A lawyer for a second accuser, Deborah Ramirez, who claims without corroboration that Kavanaugh exposed himself to her at a party, also questioned the FBI probe.

John Clune told Bloomberg, “We have great concern that the FBI is not conducting — or not being permitted to conduct — a serious investigation.”

The FBI investigation and one-week delay was prompted by Republican Sen. Jeff Flake’s decision to make it a condition of his vote before the full Senate. He declared his intentions before becoming the 11th and deciding vote in the Senate Judiciary Committee last Friday to recommend Kavanaugh to the Senate.
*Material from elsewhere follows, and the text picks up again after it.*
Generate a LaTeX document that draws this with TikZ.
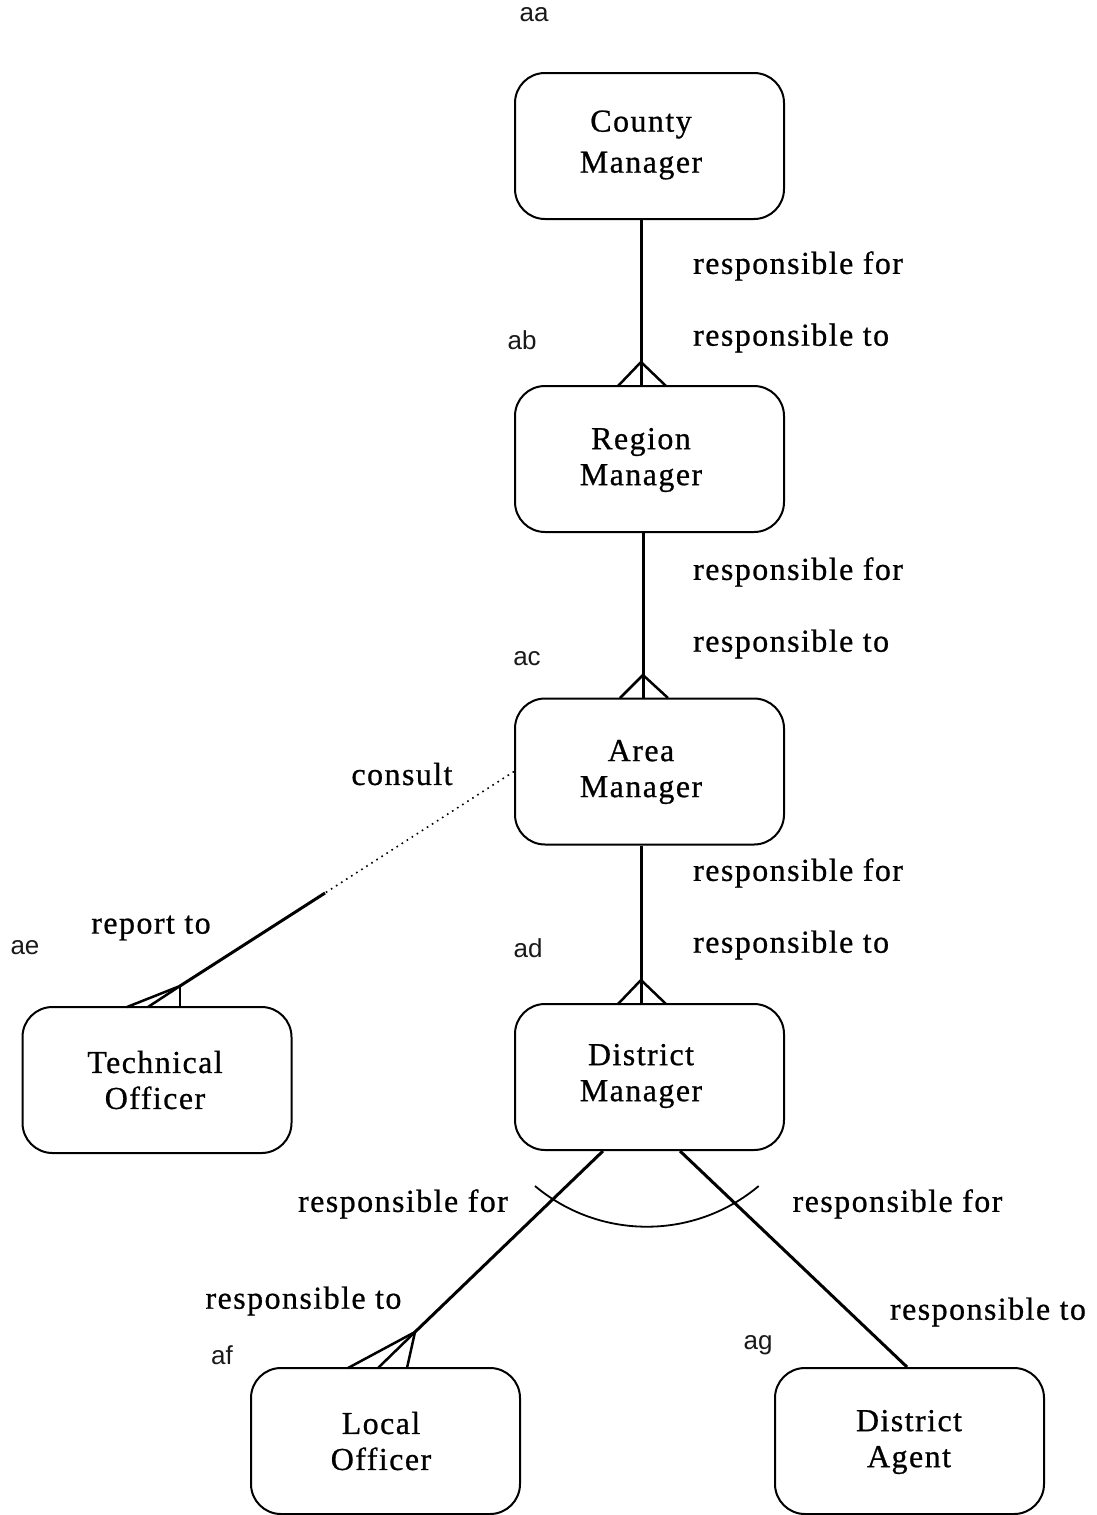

The Washington Post reported the FBI has interviewed three people whom Ford alleges were at a party where the alleged attack took place.

All three have stated they do not recall the gathering: Patrick J. Smyth, Mark Judge and Leland Keyser, a lifelong friend of Ford. Lawyers for Smyth and Keyser have confirmed their clients gave the same testimony to FBI agents.

Tuesday morning, Judge’s lawyer, Barbara Van Gelder, said her client had completed the interview with the FBI but did not offer details. Keyser has said that while she believes Ford, she does not remember the gathering.

“Ms. Keyser does not refute Dr. Ford’s account, and she has already told the press that she believes Dr. Ford’s account,” wrote attorney Howard Walsh, CNN reported.

“However, the simple and unchangeable truth is that she is unable to corroborate it because she has no recollection of the incident in question.”

The FBI also has spoken with two Kavanaugh friends who show up on the calendar that was presented as evidence of his activities during the summer of 1982, when Ford claims the alleged attack took place.

Kavanaugh indicated Tim Gaudette and Chris Garrett, who Ford said she dated, were at a July 1 party to which Democratic senators have drawn attention.

At the White House press briefing Wednesday, Sarah Sanders was asked whether or not the White House has blocked the FBI from talking to Ford.

She argued the nation heard from her “for hours” and emphasized the FBI “has been given free range,” insisting “we’re not micromanaging anything.”